Palestinians themselves are not united on the way forward. Fatah believes that history has proved that the ‘two-state’ solution is unavoidable, while Hamas will use whatever it takes to achieve ‘one state’.

This divergence is at the nub of the crisis.  While Hamas which controls Gaza with its own security forces, is lobbing rockets into Israel, as part of its plan ultimately to destroy the state of Israel, Fatah, in the person of Palestinian president Abbas, is in negotiations with his Israeli counterpart to find a peaceful solution that would move the region towards the long envisaged ‘two state’ solution to the problem.

Israel itself is governed by a caretaker administration as the Israeli electorate wait to go to the polls in February, to replace the government of Prime Minister Ehud Olmert, who suffered humiliation when the Israeli invasion of Lebanon in 2006 did not achieve its objective of neutralising Hizbollah. Will Israelis select a government that is more right-wing than the present Kadima-led coalition in February? Will Benjamin Netanyahu be the next prime minister or will it be Tzipi Livni, currently Olmert’s foreign minister? Will it matter? Is there room for moderation among the Israeli voters?

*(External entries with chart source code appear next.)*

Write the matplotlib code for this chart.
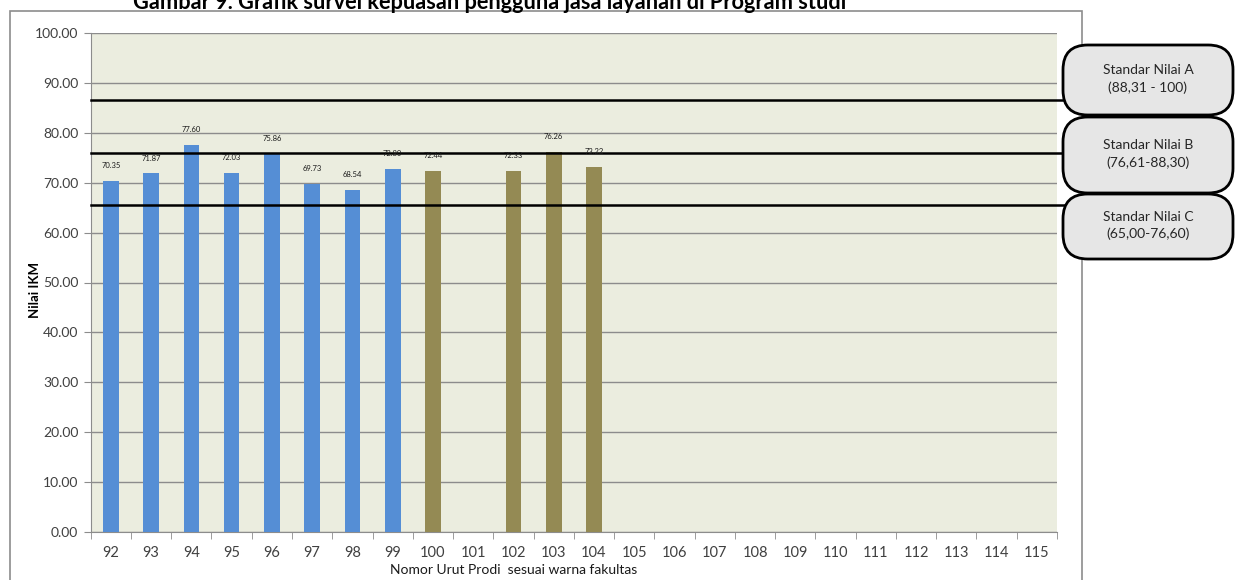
import matplotlib
matplotlib.use("Agg")
import matplotlib.pyplot as plt
from matplotlib.patches import FancyBboxPatch, Rectangle

plt.rcParams["font.family"] = ["Lato", "DejaVu Sans"]

# nomor urut prodi dan nilai IKM
prodi = [str(n) for n in range(92, 116)]
nilai = [70.35, 71.87, 77.60, 72.03, 75.86, 69.73, 68.54, 72.80, 72.44, None,
         72.33, 76.26, 73.22] + [None] * 11
fakultas = ["a"] * 8 + ["b"] * 5 + [None] * 11
warna_fakultas = {"a": "#558ed5", "b": "#948a54"}

# garis batas standar nilai
batas = [86.6, 76.0, 65.5]
label_standar = ["Standar Nilai A\n(88,31 - 100)",
                 "Standar Nilai B\n(76,61-88,30)",
                 "Standar Nilai C\n(65,00-76,60)"]

W, H = 1240, 580
fig = plt.figure(figsize=(W / 100, H / 100), dpi=100)

# bingkai luar grafik
fig.add_artist(Rectangle((10 / W, -0.1), (1082 - 10) / W, 1.1 - 10.7 / H,
                         transform=fig.transFigure, fill=False,
                         edgecolor="#8c8c8c", lw=1.2))

fig.text(133 / W, 1 - 9 / H,
         "Gambar 9. Grafik survei kepuasan pengguna jasa layanan di Program studi",
         fontsize=15.7, fontweight="bold", va="baseline", ha="left", color="black")

ax = fig.add_axes([90.7 / W, 48.3 / H, (1057 - 90.7) / W, (546.7 - 48.3) / H])
ax.set_facecolor("#ebeddf")

xs = list(range(len(prodi)))
for x, v, f in zip(xs, nilai, fakultas):
    if v is None:
        continue
    ax.bar(x, v, width=0.39, color=warna_fakultas[f], zorder=3)
    ax.annotate(f"{v:.2f}", (x, v), xytext=(0, 11), textcoords="offset points",
                ha="center", va="center", fontsize=5.5, color="#1a1a1a", zorder=5)

for b in batas:
    ax.plot([-0.5, 24.12], [b, b], color="black", lw=1.8, zorder=4, clip_on=False)

ax.set_xlim(-0.5, len(prodi) - 0.5)
ax.set_ylim(0, 100)
ax.set_yticks(range(0, 101, 10))
ax.set_yticklabels([f"{t:.2f}" for t in range(0, 101, 10)], fontsize=10, color="#404040")
ax.set_xticks(xs)
ax.set_xticklabels(prodi, fontsize=10.5, color="#404040")
ax.set_xticks([x - 0.5 for x in xs] + [len(prodi) - 0.5], minor=True)
ax.tick_params(axis="x", which="major", length=0, pad=10)
ax.tick_params(axis="x", which="minor", length=5, color="#8c8c8c", direction="out")
ax.tick_params(axis="y", length=5, color="#8c8c8c", pad=4)
ax.grid(axis="y", color="#8c8c8c", lw=1.0, zorder=1)
for s in ["top", "right"]:
    ax.spines[s].set_visible(False)
for s in ["left", "bottom"]:
    ax.spines[s].set_color("#8c8c8c")

fig.text(35 / W, 1 - 290 / H, "Nilai IKM", rotation=90, fontsize=9.5,
         fontweight="bold", ha="center", va="center")
fig.text(514 / W, 1 - 570 / H, "Nomor Urut Prodi  sesuai warna fakultas",
         fontsize=10, ha="center", va="center", color="#1a1a1a")

# kotak keterangan standar nilai
kotak = [(45, 115), (117, 193), (194, 259)]
for (y0, y1), teks in zip(kotak, label_standar):
    x0, x1 = 1063, 1233
    box = FancyBboxPatch((x0 / W, 1 - y1 / H), (x1 - x0) / W, (y1 - y0) / H,
                         boxstyle="round,pad=0,rounding_size=0.02",
                         mutation_aspect=W / H,
                         transform=fig.transFigure, facecolor="#e6e6e6",
                         edgecolor="black", lw=2.0)
    fig.add_artist(box)
    fig.text((x0 + x1) / 2 / W, 1 - ((y0 + y1) / 2 - 1) / H, teks,
             fontsize=10, ha="center", va="center", linespacing=1.5,
             color="#262626")

fig.savefig("out.png", dpi=100)
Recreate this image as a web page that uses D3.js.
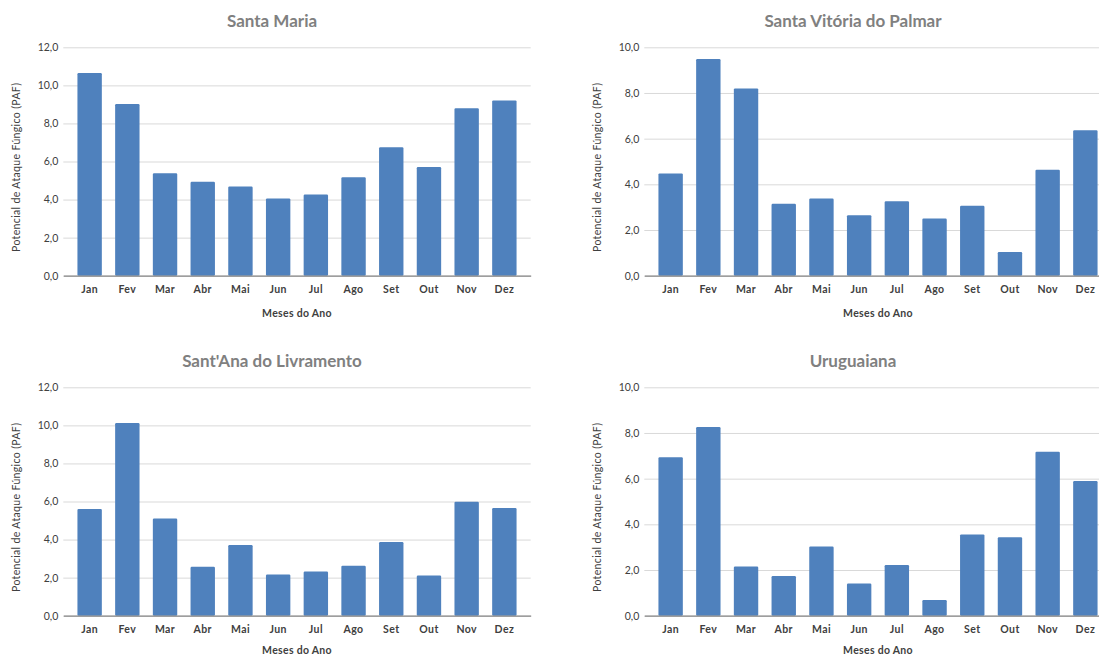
<!DOCTYPE html>
<html>
<head>
<meta charset="utf-8">
<script src="https://cdn.jsdelivr.net/npm/d3@7"></script>
<style>
  html, body { margin: 0; padding: 0; background: #ffffff; }
  svg { display: block; overflow: hidden; }
  text { font-family: Lato, "Open Sans", sans-serif; }
</style>
</head>
<body>
<svg id="chart" width="1099" height="656"></svg>
<script>
// Monthly fungal attack potential (PAF) for four stations
const months = ["Jan", "Fev", "Mar", "Abr", "Mai", "Jun", "Jul", "Ago", "Set", "Out", "Nov", "Dez"];

const santaMaria   = [10.65, 9.02, 5.38, 4.94, 4.69, 4.06, 4.27, 5.17, 6.75, 5.71, 8.80, 9.21];
const santaVitoria = [4.48, 9.49, 8.20, 3.15, 3.38, 2.65, 3.26, 2.50, 3.06, 1.04, 4.64, 6.37];
const santAna      = [5.61, 10.12, 5.11, 2.57, 3.71, 2.16, 2.32, 2.62, 3.87, 2.11, 5.99, 5.66];
const uruguaiana   = [6.94, 8.26, 2.15, 1.74, 3.03, 1.41, 2.22, 0.69, 3.56, 3.43, 7.18, 5.90];

const ticks12 = [0, 2, 4, 6, 8, 10, 12];
const ticks10 = [0, 2, 4, 6, 8, 10];

const titles = ["Santa Maria", "Santa Vitória do Palmar", "Sant'Ana do Livramento", "Uruguaiana"];
const yTitle = "Potencial de Ataque Fúngico (PAF)";
const xTitle = "Meses do Ano";

const panels = [
  { title: titles[0], values: santaMaria,   ticks: ticks12, dx: 0,   dy: 0 },
  { title: titles[1], values: santaVitoria, ticks: ticks10, dx: 581, dy: 0 },
  { title: titles[2], values: santAna,      ticks: ticks12, dx: 0,   dy: 340 },
  { title: titles[3], values: uruguaiana,   ticks: ticks10, dx: 581, dy: 340 }
];

const ptBR = d3.formatLocale({ decimal: ",", thousands: ".", grouping: [3], currency: ["R$", ""] });
const fmt = ptBR.format(".1f");

const W = 1099, H = 656;
const svg = d3.select("#chart");

// Plot area inside each panel
const plot = { left: 63.3, right: 530.7, top: 47.3, bottom: 275.7 };
const barColor = "#4f81bd";

panels.forEach(p => {
  const g = svg.append("g").attr("transform", `translate(${p.dx},${p.dy})`);

  const x = d3.scaleBand()
    .domain(months)
    .range([plot.left, plot.right])
    .paddingInner(0.353)
    .paddingOuter(0.375);

  const y = d3.scaleLinear()
    .domain([0, d3.max(p.ticks)])
    .range([plot.bottom, plot.top]);

  // Horizontal gridlines and value labels
  const yAxis = d3.axisLeft(y)
    .tickValues(p.ticks)
    .tickSize(-(plot.right - plot.left))
    .tickPadding(6)
    .tickFormat(fmt);

  const ya = g.append("g")
    .attr("transform", `translate(${plot.left},0)`)
    .call(yAxis);
  ya.select(".domain").remove();
  ya.selectAll(".tick line").attr("stroke", "#d9d9d9").attr("stroke-width", 1);
  ya.selectAll(".tick text")
    .attr("fill", "#404040")
    .attr("font-size", "10.5px")
    .attr("x", -5)
    .attr("font-family", "Lato, sans-serif");

  // Bars
  g.append("g")
    .selectAll("rect")
    .data(p.values)
    .join("rect")
    .attr("x", (d, i) => x(months[i]))
    .attr("y", d => y(d))
    .attr("width", x.bandwidth())
    .attr("height", d => y(0) - y(d))
    .attr("rx", 1.2)
    .attr("fill", barColor);

  // Category axis
  const xAxis = d3.axisBottom(x).tickSize(0).tickPadding(10);
  const xa = g.append("g")
    .attr("transform", `translate(0,${plot.bottom})`)
    .call(xAxis);
  xa.select(".domain").attr("stroke", "#868686").attr("stroke-width", 1.3);
  xa.selectAll(".tick text")
    .attr("fill", "#404040")
    .attr("font-size", "10.5px")
    .attr("font-weight", "bold")
    .attr("letter-spacing", "0.4px")
    .attr("font-family", "Lato, sans-serif");

  // Chart title
  g.append("text")
    .attr("x", 272)
    .attr("y", 27)
    .attr("text-anchor", "middle")
    .attr("fill", "#808080")
    .attr("font-size", "17px")
    .attr("font-weight", "bold")
    .text(p.title);

  // Axis titles
  g.append("text")
    .attr("transform", `translate(20,167.5) rotate(-90)`)
    .attr("text-anchor", "middle")
    .attr("fill", "#404040")
    .attr("font-size", "10.5px")
    .attr("textLength", 169)
    .attr("lengthAdjust", "spacing")
    .text(yTitle);

  g.append("text")
    .attr("x", (plot.left + plot.right) / 2)
    .attr("y", Math.min(317, H - 2 - p.dy))
    .attr("text-anchor", "middle")
    .attr("fill", "#404040")
    .attr("font-size", "10.5px")
    .attr("font-weight", "bold")
    .attr("letter-spacing", "0.3px")
    .text(xTitle);
});
</script>
</body>
</html>
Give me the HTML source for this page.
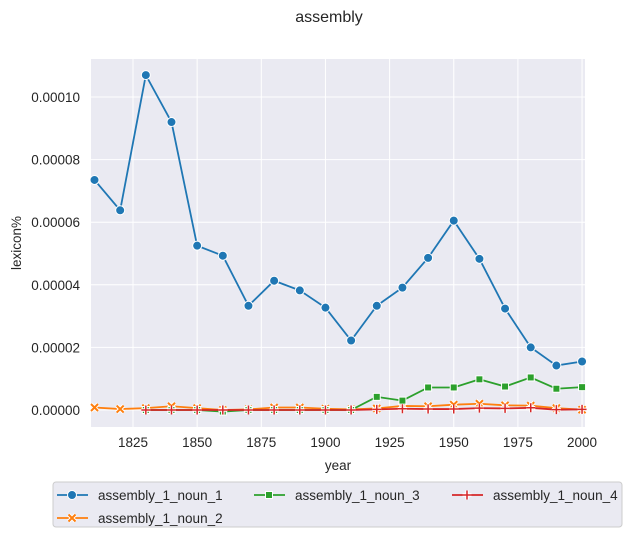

Enter at this point the Obama Administration in Washington. During the eight years of the Bush presidency, efforts to find a solution to the Palestine problem were eclipsed by the US initiated war in Iraq and its consequences. Only at a very late stage did Secretary of State Condoleezza Rice start paying attention to the issue. But time had run out to make a real impact.

Now it falls to the new Administration to pick up where the Clinton Administration had left matters in 2000. The Camp David Agreements reached shortly before Bill Clinton left office, but not accepted for implementation by Yasser Arafat, may prove to be a basis for resumed negotiations. This comes at a time when the Saudis have warned that their so-called Arab peace plan will not be on the table for ever.

How will Mitchell go about dealing with opposing sides who are unwilling to make concessions in order to reach a lasting peace, who demand that their requirements be met and reject their opponents’ demands? The lack of willingness to compromise is likely to bedevil the search for a solution. Mitchell will require tenacity and resolve to bring about peace, and the Palestinian-Israeli crisis could well prove to be the new administration in Washington’s first major foreign policy challenge.

President Obama gave his full support to Mitchell in an interview he gave to the Al-Arabiya news channel on 26 January, also sending a positive message on the attitude of the US to the Muslim world under his administration:

‘I told [Mitchell] is start by listening, because all too often the United States starts by dictating…in the past on some of these issues…and we don’t always know all the factors that are involved. So let’s listen. He’s going to be speaking to all the major parties involved. And he will then report back to me. From there we will formulate a specific response.’

And while reiterating that Israel remains a strong ally of the US, he spoke of relations with the Muslim world more broadly:

‘… if we are looking at the region as a whole and communicating a message to the Arab world and the Muslim world, that we are ready to initiate a new partnership based on mutual respect and mutual interest, then I think that we can make significant progress.’

‘… my job is to communicate to the American people that the Muslim world is filled with extraordinary people who simply want to live their lives and see their children live better lives. My job to the Muslim world is to communicate that the Americans are not your enemy. We sometimes make mistakes. We have not been perfect. But if you look at the track record, as you say, America was not born as a colonial power, and that the same respect and partnership that America had with the Muslim world as recently as 20 or 30 years ago, there’s no reason why we can’t restore that. And that I think is going to be an important task.’

One again Obama brings a message of hope to the Middle East and to other regions where earlier there seemed little prospect of the US developing warm and friendly relations. It is in the interests of all that his initiatives succeed.